The influence of photon angular momentum on ultrafast spin dynamics in Nickel

TL;DR

This study investigates how photon angular momentum influences ultrafast spin dynamics in Nickel, finding that laser photon helicity does not directly affect demagnetization, suggesting phonons or impurities as angular momentum sources.

Contribution

The paper provides experimental evidence that photon angular momentum does not directly impact ultrafast demagnetization in Nickel, challenging previous microscopic models.

Findings

Demagnetization time is unaffected by pump helicity

Electron-phonon equilibration time remains unchanged

Photon angular momentum transfer is not the primary demagnetization mechanism

Abstract

The role of photon angular momentum in laser-induced demagnetization of Nickel thin films is investigated by means of pump-probe time-resolved magneto-optical Kerr effect in the polar geometry.
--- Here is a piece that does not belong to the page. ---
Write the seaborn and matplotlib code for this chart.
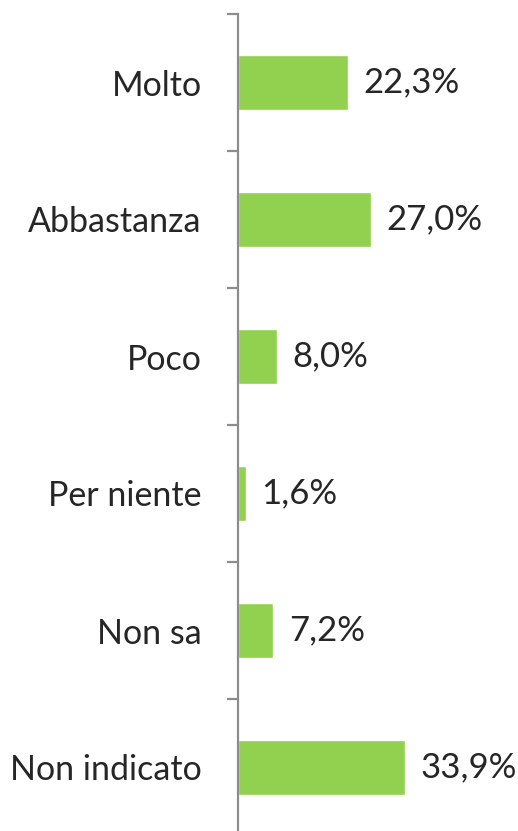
import matplotlib
matplotlib.use("Agg")
import matplotlib.pyplot as plt
import seaborn as sns
import pandas as pd
import numpy as np

categories = ["Molto", "Abbastanza", "Poco", "Per niente", "Non sa", "Non indicato"]
values = [22.3, 27.0, 8.0, 1.6, 7.2, 33.9]
value_labels = ["22,3%", "27,0%", "8,0%", "1,6%", "7,2%", "33,9%"]

sns.set_style("white")
plt.rcParams["font.family"] = ["Lato", "DejaVu Sans"]

df = pd.DataFrame({"categoria": categories, "valore": values})

fig = plt.figure(figsize=(5.18, 8.31), dpi=100)
ax = fig.add_axes([238 / 518, 1 - 836 / 831, 197 / 518, 822 / 831])

sns.barplot(data=df, y="categoria", x="valore", orient="h", color="#92D050",
            width=0.4, saturation=1, ax=ax)

ax.set_xlim(0, 40)
ax.set_ylim(len(categories) - 0.5, -0.5)
ax.set_xlabel("")
ax.set_ylabel("")
ax.set_xticks([])

for s in ["top", "right", "bottom"]:
    ax.spines[s].set_visible(False)
ax.spines["left"].set_color("#8c8c8c")
ax.spines["left"].set_linewidth(1.6)

ax.set_yticks(np.arange(len(categories)))
ax.set_yticklabels(categories, fontsize=24.5)
ax.tick_params(axis="y", which="major", length=0, pad=26)
ax.set_yticks(np.arange(len(categories) + 1) - 0.5, minor=True)
ax.tick_params(axis="y", which="minor", length=8, width=1.6, color="#8c8c8c", left=True)

for i, (v, lab) in enumerate(zip(values, value_labels)):
    ax.annotate(lab, xy=(v, i), xytext=(11, 0), textcoords="offset points",
                va="center", ha="left", fontsize=25, annotation_clip=False)

fig.savefig("out.png", dpi=100)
The recorded data display a strong dependency on pump helicity during pump-probe temporal overlap, which is shown to be of non-magnetic origin. By accurately fitting the demagnetization curves we also show that demagnetization time and electron-phonon equilibration time are not affected by pump-helicity. Thereby our results do not support direct transfer of angular momentum between photons and spins to be relevant for the demagnetization process. This suggests, in agreement with the microscopic model that we recently presented, that the source of angular momentum could be phonons or impurities rather than laser photons as required in the microscopic model proposed by Zhang and Huebner.